I had done a lot of traditional icons; I started how all iconographers start, going over these old images and tracing them as best I could. But then when I got to a point where I wanted to try my first original icon, it was that idea of “Christ: Consider the Lilies,” and it focused on our common work. And what was interesting — it wasn’t a great first. It was a good first try. Christ, if you see it, he’s almost surprised that the lilies are in his hands, and the lines are shaky.
But what was interesting about it, and I think what was beautiful, was that the community embraced it, because it was a part of our common experience. It showed me how art can be a focal point for focusing and seeing in a new way how we want to live in the world. As time’s gone on, this has been the theme of the work that my partner, Evie, and I collaborate on.

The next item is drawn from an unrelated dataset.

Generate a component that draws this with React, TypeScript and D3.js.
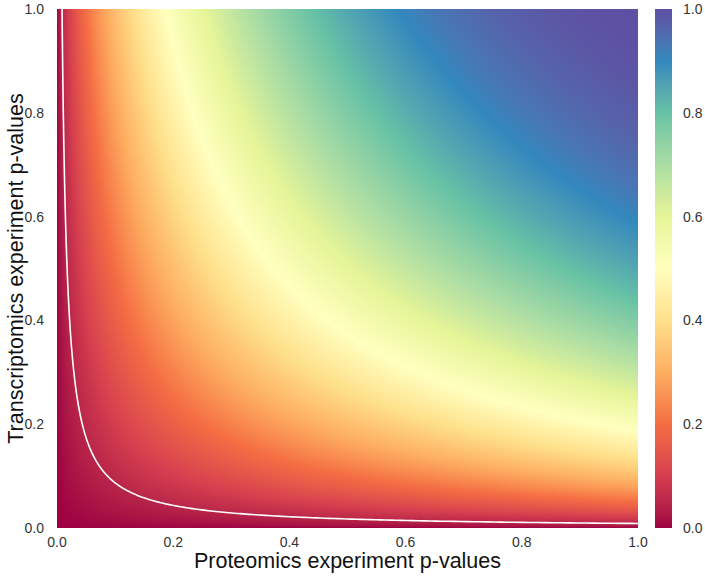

Trying to find the holy family that is among us here and now or Christ that is in our own neighborhood, and bringing these modern images of people that are struggling or in pain right in front of us but inherently have the image of God within them: the refugee, the immigrant, those in prison, those suffering from living in tent cities.
There’s another icon I did called “Cloud of Unknowing.” In my early days in iconography, I had started an icon called “Christ the Pantocrator” or “Christ the Teacher,” which is a pretty traditional icon where Christ is holding the Gospels and holding a blessing hand. I got really frustrated. His face was fine, but his hands weren’t right. And I ended up putting it up on a shelf, where it sat for two years.
And then at one point I had gotten some new gold leaf in, and I was looking for something to try it on, and I found that icon and was like, “Ah, I didn’t really like this anyway,” so I just started gold-leafing over it. But I realized that because I had reworked that icon so much, the paint stood up, even with the gold leaf [over it]. It looked like a gold leaf board, but if you got up close, you saw the raised face of Christ.
I had two priests that are friends of mine, and I was showing them what I was working on, and they saw it and both said at the same time, “That’s ‘The Cloud of Unknowing.’”
The 14th-century work is about [our] potential for knowledge, or knowing God — that the more we put God under a cloud of unknowing, or a cloud of forgetting, the closer we’ll be to God through our hearts and through our experience.
My friends, those priests, named what that image was, and therefore it became a new gift. I think that’s what art can do for us in our communities. It should teach us how to see in new ways, not only to show how similar we are, but also [to name] the racism that might be within me or to name the ways that I’m not loving my neighbor well or other ways that maybe I’m not seeing God as clearly in my neighbor and around me.
An artist’s life is to be more present. For my partner, Evie, and I — and Evie is a big part of the work — we’re just trying to be present to what is going on around us. But for me, all of this artwork doesn’t really mean much without the relationships that make life worth living. And I think that’s so beautiful about iconography; it’s a very communal art.
As an artist, I’m entering into this improvisation or this dialogue, which I think doesn’t happen in a lot of artists’ work. Working on this artwork with churches can be very hard. But what is so gratifying and is a gift to me is that part of the work: the communality, the conversations about images that mean something to them and that want to push them toward communities and push them toward new ways of being in the world and new ways of relating to one another. I wouldn’t be able to enter into that if I wasn’t doing specifically this work, and so I think it’s just about receiving those gifts and doing the best I can to translate that gift [of communality] into the work.
We are just constantly inundated with images. What happens, especially with the social media world, TikTok, Instagram, whatever, is that we can be so quick to speak into something. I hope my art has this potential to teach us to not speak into something but just to learn how to observe, to be still and observe something. And that’s my hope for these images, that they can potentially create dialogue. Not only an internal dialogue but also a dialogue between each other. And that just observing and not speaking into something, I think, is the first part of connecting to the piece of art, whether it’s art in churches, in this iconography or elsewhere.
What is our church art for? Is it glorified wallpaper, or can it be something that can help us see each other, see in new ways and see God in new ways?